Padding his resume has pretty much been it so far. As I’ve written, Pence has dodged on major policy issues such as Medicaid expansion under Obamacare and Common Core, weakening his congressional reputation as the man who voted against No Child Left Behind and Medicare Part D. Even the equal protection for religion bill that ignited this conflagration was meant to be an entirely vanilla law, basically nothing compared to giving Hoosiers the power to vote one-man-one-woman marriage into the Indiana constitution, which Pence’s conservative base has wanted and been denied since his election.

Appearing unhinged increases liberal fascists’ power, because dangerous unpredictability scares people witless, like Heath Ledger’s depiction of The Joker.

But it was the right law at the right time for liberal fascists to let everyone know our freedoms of association, speech, and worship are over. Any target is the right target when your goal is population control. In fact, appearing unhinged increases their power, because dangerous unpredictability scares people witless, like Heath Ledger’s depiction of The Joker. We’d rather conform than lose our livelihoods, friends, reputation, even families over an accidental remark, centuries-old understandings of the transcendent, or vote for an utterly innocuous law nearly identical to one Bill Clinton signed at the federal level and even blue states passed years ago.

Several Indiana lawmakers, who all have day jobs because we thankfully have a part-time legislature, have lost business contracts over their votes on this bill. It’s very, very personal now. And that’s frightening. People can get publicly tried by unknown mobs with no hope of defense and their family and friends jeopardized for thought crimes. In the United States of America. At that point, it’s really not America any more. Not the America that fights to the death for freedom of speech, of thought, of association, of worship. Not the America Pilgrims fled England to find and Englishmen fought their blood brothers to establish.

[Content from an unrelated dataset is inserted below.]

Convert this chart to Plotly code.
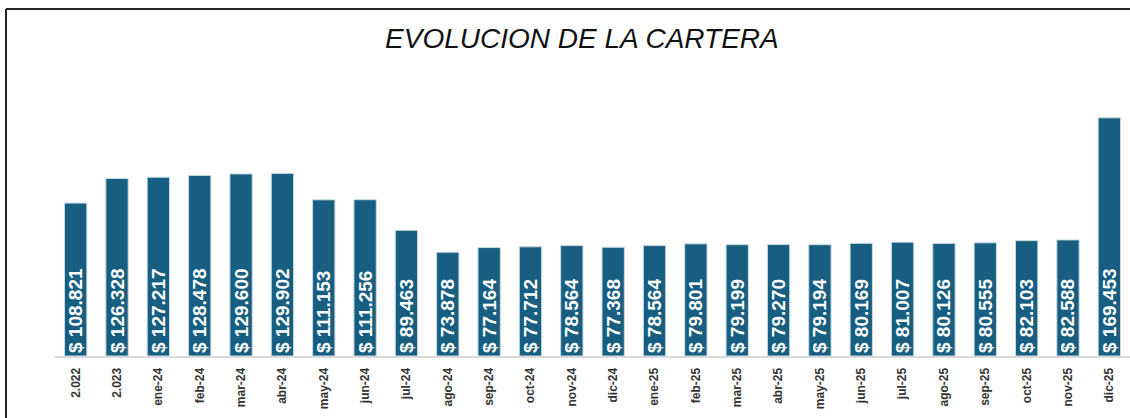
import plotly.graph_objects as go

categories = ["2.022", "2.023", "ene-24", "feb-24", "mar-24", "abr-24", "may-24", "jun-24",
              "jul-24", "ago-24", "sep-24", "oct-24", "nov-24", "dic-24", "ene-25", "feb-25",
              "mar-25", "abr-25", "may-25", "jun-25", "jul-25", "ago-25", "sep-25", "oct-25",
              "nov-25", "dic-25"]
values = [108821, 126328, 127217, 128478, 129600, 129902, 111153, 111256,
          89463, 73878, 77164, 77712, 78564, 77368, 78564, 79801,
          79199, 79270, 79194, 80169, 81007, 80126, 80555, 82103,
          82588, 169453]

FONT = "Liberation Sans, Arial, sans-serif"
BAR_COLOR = "#175e80"

W, H = 1130, 418
ml, mr, mt, mb = 55, 0, 89, 62
pw, ph = W - ml - mr, H - mt - mb

def px_x(x):
    return (x - ml) / pw

def px_y(y):
    return (H - mb - y) / ph

frame_line = dict(color="#222222", width=2)

fig = go.Figure()
fig.add_trace(go.Bar(
    x=categories,
    y=[v / 1000 for v in values],
    customdata=values,
    marker=dict(color=BAR_COLOR, line=dict(color="#c9dbe4", width=1)),
    texttemplate="$ %{customdata:,.0f}",
    textposition="inside",
    insidetextanchor="start",
    textangle=-90,
    constraintext="none",
    insidetextfont=dict(family=FONT, size=19, color="white", weight="bold"),
    hoverinfo="skip",
))

fig.update_layout(
    width=W, height=H,
    margin=dict(l=ml, r=mr, t=mt, b=mb, pad=0, autoexpand=False),
    paper_bgcolor="white", plot_bgcolor="white",
    separators=",.",
    bargap=0.46,
    showlegend=False,
    title=dict(text="<i>EVOLUCION DE LA CARTERA</i>", x=0.515, xanchor="center",
               y=1 - 38 / H, yanchor="middle", yref="container", xref="container",
               font=dict(family=FONT, size=28, color="#111111"), automargin=False),
    xaxis=dict(
        type="category",
        automargin=False,
        tickangle=-90,
        tickfont=dict(family=FONT, size=12, color="#333333", weight="bold"),
        showline=True, linecolor="#d9d9d9", linewidth=2,
        ticks="", showgrid=False, zeroline=False,
        ticklabelstandoff=5,
    ),
    yaxis=dict(range=[0, 190], visible=False, showgrid=False, zeroline=False,
               showline=False, automargin=False),
    shapes=[
        dict(type="line", xref="paper", yref="paper",
             x0=px_x(6), x1=px_x(1130), y0=px_y(9), y1=px_y(9), line=frame_line),
        dict(type="line", xref="paper", yref="paper",
             x0=px_x(6), x1=px_x(6), y0=px_y(9), y1=px_y(418), line=frame_line),
    ],
)

fig.write_html("out.html",
               config={"displayModeBar": False},
               post_script="document.body.style.margin='0';document.body.style.overflow='hidden';document.documentElement.style.overflow='hidden';")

The Day First Freedoms Began to Die

What does this have to do with Pence’s shot at the presidency? It’s very simple. Circumstances have thrust upon him an opportunity shaped like a crisis, just as they did to Wisconsin Gov. Scott Walker in an eerily parallel situation back in 2010. Walker also passed a relatively mild law and faced down hell for it. And standing firm made him a national hero with a presidential platform.

Circumstances have thrust upon him an opportunity shaped like a crisis, just as they did to Wisconsin Gov. Scott Walker in an eerily parallel situation back in 2010.

But unions are yesterday’s battle. They’re dying of their own obesity, everyone knows it, and no one but socialists feels sorry for them. That’s why President Obama felt free to give unions the finger during his presidential coalition-scrambling. Wisconsin’s battle was a swan song. Indiana faced a similar conflagration over an even bigger law (right-to-work) soon after Wisconsin, and it died down even faster. Unions are today sound and fury, signifying nothing. But the right to speak, think, and worship as your conscience commands: This is far more important, and inseparable from the American identity. We can sail along with unions carbuncled to our ship of state. But if we end our first freedoms, we end with them.

Pence didn’t ask for this story, but it’s his now. And it’s all of ours. It’s a more central story than Walker’s, and a more important fight to face, because it concerns our national soul. The question is: Will he face it? And will we?

Do not go gentle into that good night, my friends. Rage, rage, against the dying of the light.